Athletes play many sports in their early years. Then they find their calling and go in that direction.
But only a few have excelled in two or more sports. Viv Richards (Cricket and Football), Michael Jordan (Basketball and Baseball), Fred Perry (Lawn tennis and Table tennis), Jonty Rhodes (Cricket and Hockey), Chini Goswami (Football and Cricket), AB de Villiers (Cricket, Hockey, Rugby, and Swimming), Denis Compton (Cricket and Football), Don Bradman (Cricket and Squash), Alex Zanardi (Car Racing and Para-Cycling) and Wilt Chamberlain (Basketball and Volleyball) are some of many such talents.
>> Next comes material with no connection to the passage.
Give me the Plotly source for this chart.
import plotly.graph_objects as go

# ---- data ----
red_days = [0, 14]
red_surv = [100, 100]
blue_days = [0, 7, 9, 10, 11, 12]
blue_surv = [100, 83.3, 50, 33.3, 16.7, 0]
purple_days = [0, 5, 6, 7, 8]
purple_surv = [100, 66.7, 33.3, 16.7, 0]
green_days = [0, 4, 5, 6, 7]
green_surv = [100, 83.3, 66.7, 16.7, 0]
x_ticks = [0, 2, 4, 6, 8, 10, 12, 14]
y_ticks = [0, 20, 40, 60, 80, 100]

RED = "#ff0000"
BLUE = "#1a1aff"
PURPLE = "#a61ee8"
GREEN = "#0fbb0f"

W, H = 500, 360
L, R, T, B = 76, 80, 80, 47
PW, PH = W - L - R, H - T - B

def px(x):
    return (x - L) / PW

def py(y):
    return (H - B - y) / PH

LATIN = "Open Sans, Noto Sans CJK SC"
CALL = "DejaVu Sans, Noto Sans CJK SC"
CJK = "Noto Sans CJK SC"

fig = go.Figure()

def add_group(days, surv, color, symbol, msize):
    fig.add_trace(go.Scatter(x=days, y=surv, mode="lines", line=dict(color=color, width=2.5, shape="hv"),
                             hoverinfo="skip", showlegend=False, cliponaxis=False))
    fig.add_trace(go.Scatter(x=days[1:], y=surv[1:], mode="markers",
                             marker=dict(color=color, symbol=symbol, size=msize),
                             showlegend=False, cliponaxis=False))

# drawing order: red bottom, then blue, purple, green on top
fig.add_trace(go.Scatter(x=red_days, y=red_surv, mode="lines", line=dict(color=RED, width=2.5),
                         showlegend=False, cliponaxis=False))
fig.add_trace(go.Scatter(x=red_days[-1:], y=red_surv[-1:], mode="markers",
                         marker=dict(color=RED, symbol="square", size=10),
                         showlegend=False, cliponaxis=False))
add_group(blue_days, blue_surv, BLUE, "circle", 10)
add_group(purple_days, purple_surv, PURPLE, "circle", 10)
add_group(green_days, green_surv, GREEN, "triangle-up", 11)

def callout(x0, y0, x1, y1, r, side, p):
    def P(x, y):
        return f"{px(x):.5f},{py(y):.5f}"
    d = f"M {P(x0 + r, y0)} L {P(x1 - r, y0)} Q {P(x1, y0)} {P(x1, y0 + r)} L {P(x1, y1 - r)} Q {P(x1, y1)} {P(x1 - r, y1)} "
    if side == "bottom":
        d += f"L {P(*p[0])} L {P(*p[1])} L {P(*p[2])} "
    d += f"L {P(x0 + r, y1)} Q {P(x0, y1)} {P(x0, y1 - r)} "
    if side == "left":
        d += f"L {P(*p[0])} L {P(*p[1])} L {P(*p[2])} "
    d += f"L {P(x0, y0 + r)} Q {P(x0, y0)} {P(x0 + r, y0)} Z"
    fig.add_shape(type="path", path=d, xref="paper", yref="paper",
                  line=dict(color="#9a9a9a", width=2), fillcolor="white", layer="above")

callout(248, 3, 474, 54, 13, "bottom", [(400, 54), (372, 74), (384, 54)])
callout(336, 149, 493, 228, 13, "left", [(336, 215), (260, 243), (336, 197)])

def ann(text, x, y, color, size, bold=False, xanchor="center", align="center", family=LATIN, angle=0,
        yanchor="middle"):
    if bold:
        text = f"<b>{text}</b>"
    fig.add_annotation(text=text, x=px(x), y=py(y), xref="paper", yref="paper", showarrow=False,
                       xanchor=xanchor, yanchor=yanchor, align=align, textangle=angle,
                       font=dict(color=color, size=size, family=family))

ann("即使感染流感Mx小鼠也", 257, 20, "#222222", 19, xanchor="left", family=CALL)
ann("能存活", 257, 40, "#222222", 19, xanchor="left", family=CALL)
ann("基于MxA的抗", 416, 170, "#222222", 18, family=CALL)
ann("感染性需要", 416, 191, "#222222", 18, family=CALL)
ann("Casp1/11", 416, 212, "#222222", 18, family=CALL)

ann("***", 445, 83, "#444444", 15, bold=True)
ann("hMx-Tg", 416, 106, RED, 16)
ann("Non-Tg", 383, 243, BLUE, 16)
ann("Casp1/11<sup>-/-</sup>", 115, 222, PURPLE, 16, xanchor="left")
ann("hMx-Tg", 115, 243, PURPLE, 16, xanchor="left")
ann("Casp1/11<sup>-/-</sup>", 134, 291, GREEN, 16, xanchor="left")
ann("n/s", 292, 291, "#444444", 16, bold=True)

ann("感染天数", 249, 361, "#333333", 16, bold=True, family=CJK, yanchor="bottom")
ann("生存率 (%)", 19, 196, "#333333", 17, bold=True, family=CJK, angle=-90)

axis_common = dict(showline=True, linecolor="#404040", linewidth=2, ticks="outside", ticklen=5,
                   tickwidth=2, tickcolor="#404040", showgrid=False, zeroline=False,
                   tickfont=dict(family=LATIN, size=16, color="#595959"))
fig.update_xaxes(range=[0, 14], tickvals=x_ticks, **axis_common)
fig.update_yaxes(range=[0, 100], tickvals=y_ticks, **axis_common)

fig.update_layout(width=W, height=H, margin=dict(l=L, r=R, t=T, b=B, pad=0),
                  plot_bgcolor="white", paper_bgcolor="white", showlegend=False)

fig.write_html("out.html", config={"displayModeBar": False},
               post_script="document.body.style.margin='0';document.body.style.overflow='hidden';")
Yajuvendra Chahal is another entrant in the list of such heroes. Few knew he was an extraordinary chess player. He won many national level tournaments in Chess before donning the blue for the national cricket team.
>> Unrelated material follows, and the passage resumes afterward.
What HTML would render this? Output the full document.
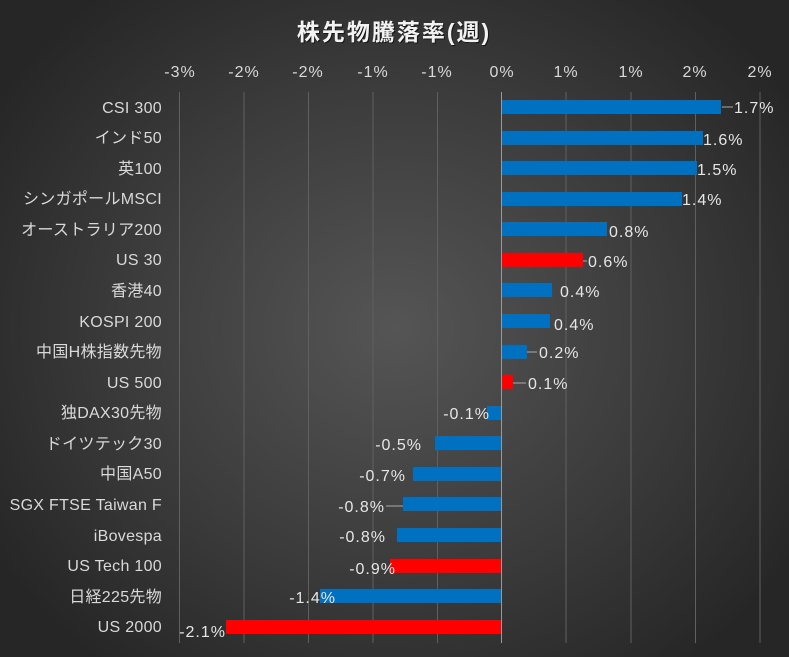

Yajuvendra was introduced to Chess by his father KK Chahal at the early age of six. His rise was promising. Within three months of mental practice, he won a state-level tournament. It gave him the required boost.
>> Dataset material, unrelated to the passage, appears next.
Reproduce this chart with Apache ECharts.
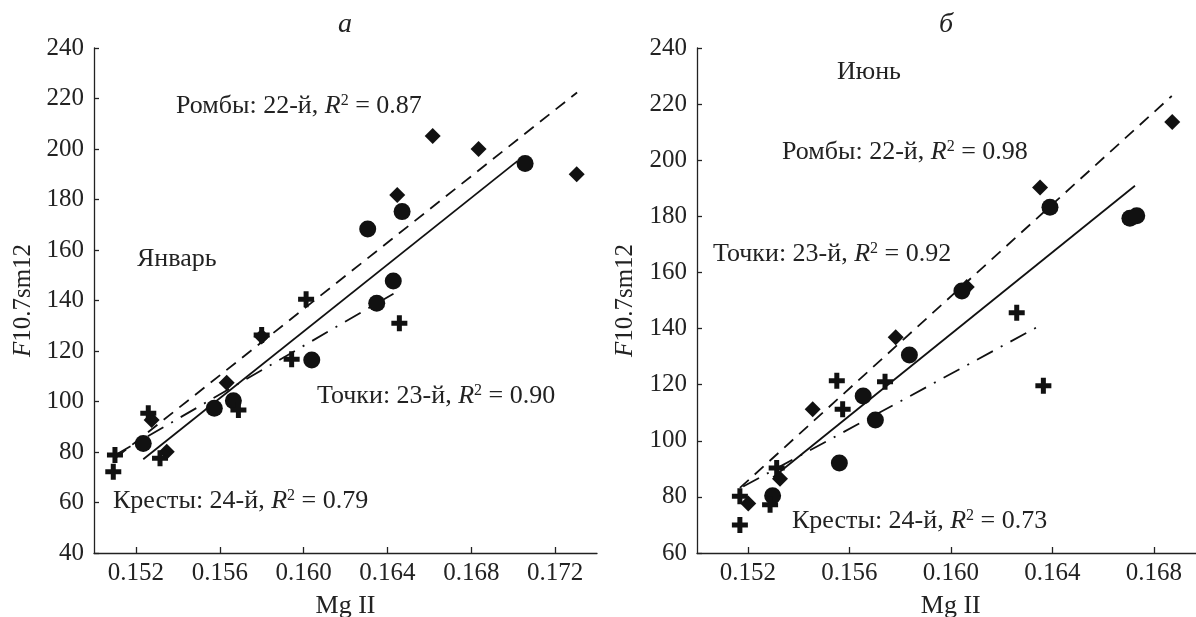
<!DOCTYPE html>
<html>
<head>
<meta charset="utf-8">
<script src="https://cdn.jsdelivr.net/npm/echarts@6/dist/echarts.min.js"></script>
<style>
html,body{margin:0;padding:0;background:#fff;}
#c{width:1196px;height:617px;}
</style>
</head>
<body>
<div id="c"></div>
<script>
// ---- Data ----
// Panel а: January
const janRombs = [[0.16616,205.1],[0.16835,200.0],[0.17303,190.0],[0.16447,181.8],[0.15633,107.4],[0.15800,125.7],[0.15275,92.7],[0.15347,80.1]];
const janPoints = [[0.17057,194.3],[0.16470,175.2],[0.16306,168.3],[0.16428,147.7],[0.16349,138.9],[0.16039,116.4],[0.15665,100.3],[0.15574,97.3],[0.15235,83.4]];
const janCrosses = [[0.16012,140.5],[0.16457,131.0],[0.15800,126.3],[0.15943,116.7],[0.15689,96.6],[0.15259,95.3],[0.15315,77.5],[0.15100,78.8],[0.15092,72.2]];
const janRombFit = [[0.15108,78.0],[0.17305,222.4]];
const janPointFit = [[0.15235,77.1],[0.17020,195.2]];
const janCrossFit = [[0.15100,78.7],[0.16452,143.8]];
// Panel б: June
const junRombs = [[0.16873,213.6],[0.16352,190.3],[0.16063,154.8],[0.15783,136.9],[0.15456,111.2],[0.15327,86.5],[0.15202,77.6]];
const junPoints = [[0.16391,183.2],[0.16706,179.3],[0.16733,180.2],[0.16044,153.4],[0.15837,130.6],[0.15655,116.0],[0.15703,107.4],[0.15561,92.1],[0.15298,80.4]];
const junCrosses = [[0.16260,145.6],[0.16365,119.6],[0.15551,121.4],[0.15741,121.0],[0.15574,111.2],[0.15314,90.3],[0.15169,80.2],[0.15288,77.2],[0.15169,70.0]];
const junRombFit = [[0.15169,83.2],[0.16871,222.9]];
const junPointFit = [[0.15300,87.0],[0.16726,190.9]];
const junCrossFit = [[0.15182,83.7],[0.16340,140.5]];
// Tick labels
const janXTicks = [0.152,0.156,0.160,0.164,0.168,0.172];
const junXTicks = [0.152,0.156,0.160,0.164,0.168];
// Texts
const panelTitles = ['а','б'];
const monthNames = ['Январь','Июнь'];
const janLabels = {romb:['Ромбы: 22-й, ','0.87'], point:['Точки: 23-й, ','0.90'], cross:['Кресты: 24-й, ','0.79']};
const junLabels = {romb:['Ромбы: 22-й, ','0.98'], point:['Точки: 23-й, ','0.92'], cross:['Кресты: 24-й, ','0.73']};

// ---- Chart ----
const FONT = '"Liberation Serif", "DejaVu Serif", serif';
const INK = '#111';
const TXT = '#222';
const CROSS = 'path://M5.5,0H10.5V5.5H16V10.5H10.5V16H5.5V10.5H0V5.5H5.5Z';
const chart = echarts.init(document.getElementById('c'), null, {renderer:'canvas'});

function xAxis(gi, min, max, ticks){
  return {
    type:'value', gridIndex:gi, min:min, max:max,
    name:'Mg II', nameLocation:'middle', nameGap:40,
    nameTextStyle:{fontFamily:FONT, fontSize:26, color:TXT},
    axisLine:{show:true, onZero:false, lineStyle:{color:TXT, width:1.3}},
    axisTick:{show:true, inside:true, length:6, customValues:ticks, lineStyle:{color:TXT, width:1.3}},
    axisLabel:{customValues:ticks, fontFamily:FONT, fontSize:25, color:TXT, margin:8,
      formatter:v=>v.toFixed(3)},
    splitLine:{show:false}
  };
}
function yAxis(gi, min, nameGap){
  return {
    type:'value', gridIndex:gi, min:min, max:240, interval:20,
    name:'{i|F}10.7sm12', nameLocation:'middle', nameGap:nameGap, nameRotate:90,
    nameTextStyle:{fontFamily:FONT, fontSize:25, color:TXT,
      rich:{i:{fontFamily:FONT, fontSize:25, fontStyle:'italic', color:TXT}}},
    axisLine:{show:true, onZero:false, lineStyle:{color:TXT, width:1.3}},
    axisTick:{show:true, inside:true, length:5, lineStyle:{color:TXT, width:1.3}},
    axisLabel:{fontFamily:FONT, fontSize:25, color:TXT, margin:10},
    splitLine:{show:false}
  };
}
function scat(gi, data, sym, size){
  return {type:'scatter', xAxisIndex:gi, yAxisIndex:gi, data:data, symbol:sym, symbolSize:size,
    itemStyle:{color:INK, opacity:1}, z:3, emphasis:{disabled:true}};
}
function fit(gi, data, type){
  return {type:'line', xAxisIndex:gi, yAxisIndex:gi, data:data, symbol:'none', z:2,
    lineStyle:{color:INK, width:1.8, type:type}, emphasis:{disabled:true}};
}
const richStyle = {
  t:{fontFamily:FONT, fontSize:26, color:TXT},
  i:{fontFamily:FONT, fontSize:26, fontStyle:'italic', color:TXT},
  s:{fontFamily:FONT, fontSize:16, color:TXT, verticalAlign:'top', padding:[0,0,11,0]}
};
function label(x, y, parts){
  return {type:'text', left:x, top:y, silent:true,
    style:{text:'{t|'+parts[0]+'}{i|R}{s|2}{t| = '+parts[1]+'}', rich:richStyle, fill:TXT}};
}
function plain(x, y, txt, italic, size){
  return {type:'text', left:x, top:y, silent:true,
    style:{text:txt, fontFamily:FONT, fontSize:size||26, fontStyle:italic?'italic':'normal', fill:TXT}};
}

chart.setOption({
  animation:false,
  backgroundColor:'#fff',
  grid:[
    {left:94, top:48, width:503, height:505, outerBoundsMode:'none', containLabel:false},
    {left:697, top:48, width:507.5, height:505, outerBoundsMode:'none', containLabel:false}
  ],
  xAxis:[xAxis(0,0.150,0.174,janXTicks), xAxis(1,0.150,0.170,junXTicks)],
  yAxis:[yAxis(0,40,58), yAxis(1,60,59)],
  series:[
    fit(0, janRombFit, [12,8]),
    fit(0, janPointFit, 'solid'),
    fit(0, janCrossFit, [18,9,2,9]),
    scat(0, janRombs, 'diamond', 16),
    scat(0, janPoints, 'circle', 17),
    scat(0, janCrosses, CROSS, 16),
    fit(1, junRombFit, [12,8]),
    fit(1, junPointFit, 'solid'),
    fit(1, junCrossFit, [18,9,2,9]),
    scat(1, junRombs, 'diamond', 16),
    scat(1, junPoints, 'circle', 17),
    scat(1, junCrosses, CROSS, 16)
  ],
  graphic:[
    plain(338, 11, panelTitles[0], true, 28),
    plain(939, 11, panelTitles[1], true, 28),
    plain(137, 246, monthNames[0]),
    plain(837, 59, monthNames[1]),
    label(176, 93, janLabels.romb),
    label(317, 383, janLabels.point),
    label(113, 488, janLabels.cross),
    label(782, 139, junLabels.romb),
    label(713, 241, junLabels.point),
    label(792, 508, junLabels.cross)
  ]
});
</script>
</body>
</html>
The chess-prodigy was given the responsibility of representing India in Chess by his father. He started practising hard on the 64-square board. He didn’t have to wait too long. In Kolkata, in 2002, Chahal won the National Under-11 Championship.
He carried the form to another national-level tournament. His abilities provided rich results. He finished eighth.
It gave a huge leap to his board-game career. He represented India at the World (Under-12) Championship in Halkidiki (Greece). He played against future stars Eltaj Safarli at the Asian and World Junior Championships.
Jind born Chahal played Chess from 1997 to 2003. Lack of sponsorship barricaded his progress. He used to practice with the help of a computer. He needed a professional coach. His family needed 5 lakh rupees a year to enhance his Chess potential. It was a tough demand for a middle-class family. So he abandoned the sixty-four squares.
Yuzi started practising the gentleman’s game. He grew rapidly here. Chahal made headlines for his demolition skills. He played a major role in wins at home and abroad by his turning deliveries.
Yajuvendra felt that Chess taught him to be patient and calm. These traits have helped him become an intelligent cricketer. He often said that his chess skills put him a step ahead against the batsman. The skills of board-game helped him plan out his strategy. He discusses with the wicketkeeper where he would bowl. It helped to get the batsmen out.
Chahal idolized legendary leg-spinner, Shane Warne. At times, he followed chess whenever he had the time. Chahal matched his wits against the likes of R Praggnanandhaa, B Adhiban, Kartikeyan Murali, and Nihar Sarin. Abhinandan recalled the game when he beat Chahal. “He was a good player of Chess. He is doing very well in Cricket. Hope to meet him sometime later,” he added.
Yajuvendra still has an Elo rating of 1956. It is to be noted that he is not a professional chess player for quite some time. We hope that he rises in Chess as well.